Listing of AIFs on Exchange Traded Platforms: AIFs are comparatively illiquid. All AIFs, except an open-ended AIF, can be listed on a stock exchange, as per SEBI regulations. BSE has established processes to list an AIF on its platform for investments. This provides a liquidity window to investors post-listing and also allows smoother exit options to existing investors in the AIF.

Category III Fund-of-Funds (“FoF”): These funds invest in multiple Category III Funds, thus diversifying across different investment strategies of fund managers. In India, this market is yet in its initial stages. However, at the global level, FoF Market is more than $300 Billion, which is approximately 8 times the size of total Alternative Investment Market in India.

To achieve growth in FoF, there should be an option for permissible leverage to be either at the FoF level or at the level of the underlying individual portfolio of funds.

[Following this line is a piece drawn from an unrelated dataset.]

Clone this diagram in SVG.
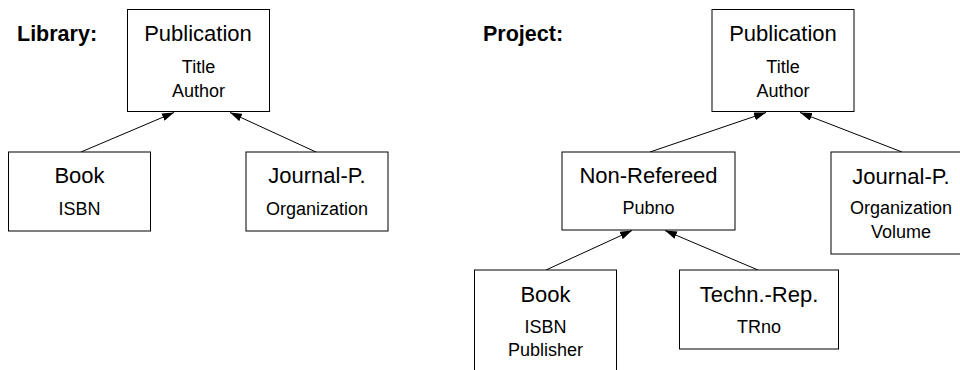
<svg xmlns="http://www.w3.org/2000/svg" width="960" height="370" viewBox="0 0 960 370">
<style>
  .box { fill: #fff; stroke: #000; stroke-width: 1; }
  .t { font-family: "Liberation Sans", Arial, sans-serif; font-size: 22px; fill: #000; text-anchor: middle; }
  .a { font-family: "Liberation Sans", Arial, sans-serif; font-size: 18px; fill: #000; text-anchor: middle; }
  .h { font-family: "Liberation Sans", Arial, sans-serif; font-size: 21.5px; font-weight: bold; fill: #000; }
  .c { stroke: #000; stroke-width: 1; fill: none; marker-end: url(#arr); }
</style>
<defs>
  <marker id="arr" markerUnits="userSpaceOnUse" markerWidth="12" markerHeight="8" refX="12" refY="4" orient="auto">
    <path d="M0,0 L12,4 L0,8 z" fill="#000"/>
  </marker>
</defs>
<rect width="960" height="370" fill="#fff"/>
<text class="h" x="17" y="41">Library:</text>
<text class="h" x="483" y="41">Project:</text>
<g id="connectors">
  <line class="c" x1="81" y1="152" x2="174" y2="112.5"/>
  <line class="c" x1="316" y1="152" x2="230" y2="112.5"/>
  <line class="c" x1="650" y1="152" x2="766" y2="112.5"/>
  <line class="c" x1="902" y1="152" x2="800" y2="112.5"/>
  <line class="c" x1="546" y1="270" x2="632" y2="230.5"/>
  <line class="c" x1="758" y1="270" x2="665" y2="230.5"/>
</g>
<g id="lib-publication">
  <rect class="box" x="127.5" y="9.5" width="142" height="102"/>
  <text class="t" x="198" y="41">Publication</text>
  <text class="a" x="198.5" y="72.5">Title</text>
  <text class="a" x="198.5" y="96.5">Author</text>
</g>
<g id="lib-book">
  <rect class="box" x="8.5" y="152" width="142" height="79"/>
  <text class="t" x="79.5" y="182.5">Book</text>
  <text class="a" x="79.5" y="215">ISBN</text>
</g>
<g id="lib-journal">
  <rect class="box" x="246" y="152" width="142" height="79"/>
  <text class="t" x="317" y="182.5">Journal-P.</text>
  <text class="a" x="317" y="215">Organization</text>
</g>
<g id="proj-publication">
  <rect class="box" x="712" y="9.5" width="142" height="102"/>
  <text class="t" x="783" y="41">Publication</text>
  <text class="a" x="783" y="72.5">Title</text>
  <text class="a" x="783" y="96.5">Author</text>
</g>
<g id="proj-nonrefereed">
  <rect class="box" x="562" y="152" width="173" height="78"/>
  <text class="t" x="648.5" y="183">Non-Refereed</text>
  <text class="a" x="648.5" y="214">Pubno</text>
</g>
<g id="proj-journal">
  <rect class="box" x="831" y="152" width="142" height="102"/>
  <text class="t" x="901" y="183.5">Journal-P.</text>
  <text class="a" x="901" y="214">Organization</text>
  <text class="a" x="901" y="238">Volume</text>
</g>
<g id="proj-book">
  <rect class="box" x="474.5" y="270" width="142" height="110"/>
  <text class="t" x="545.5" y="301.5">Book</text>
  <text class="a" x="545.5" y="333">ISBN</text>
  <text class="a" x="545.5" y="356">Publisher</text>
</g>
<g id="proj-techrep">
  <rect class="box" x="679.5" y="270" width="159" height="79"/>
  <text class="t" x="759" y="301.5">Techn.-Rep.</text>
  <text class="a" x="759" y="333">TRno</text>
</g>
</svg>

Favourable Taxation Reforms: Last, but certainly not the least, Effective Taxation Reforms are what the AIF industry in India is reviewing. Some of the recommended reforms are:

  • Make Pass-through structure available to Category III AIFs.
  • There should be a Unit-based Taxation Approach for AIFs listed on the Stock Exchange Platform, like mutual funds. Registered AIFs should be exempt from tax and taxes should be charged to investors as:
    • Distributin tax on income distributions – On Interest and Dividend
    • Capital gains tax n unit redemptions/transfers – On Short-term Capital Gain and Long-term Capital Gain
  • Profits made by AIF on the transfer of unlisted securities should be treated as Capital Gains, and not Business Income. Allow management expenses for AIF investments to be capitalized as ‘cost of improvement.’
  • Any loss made by the AIF should be allowed for set-off against income of investors, instead of future business profits of the Fund

The alternative investments market in India is still in its nascent stages. All the participants in this market are hopeful that regulatory reforms will continue to support the growth of this industry in India.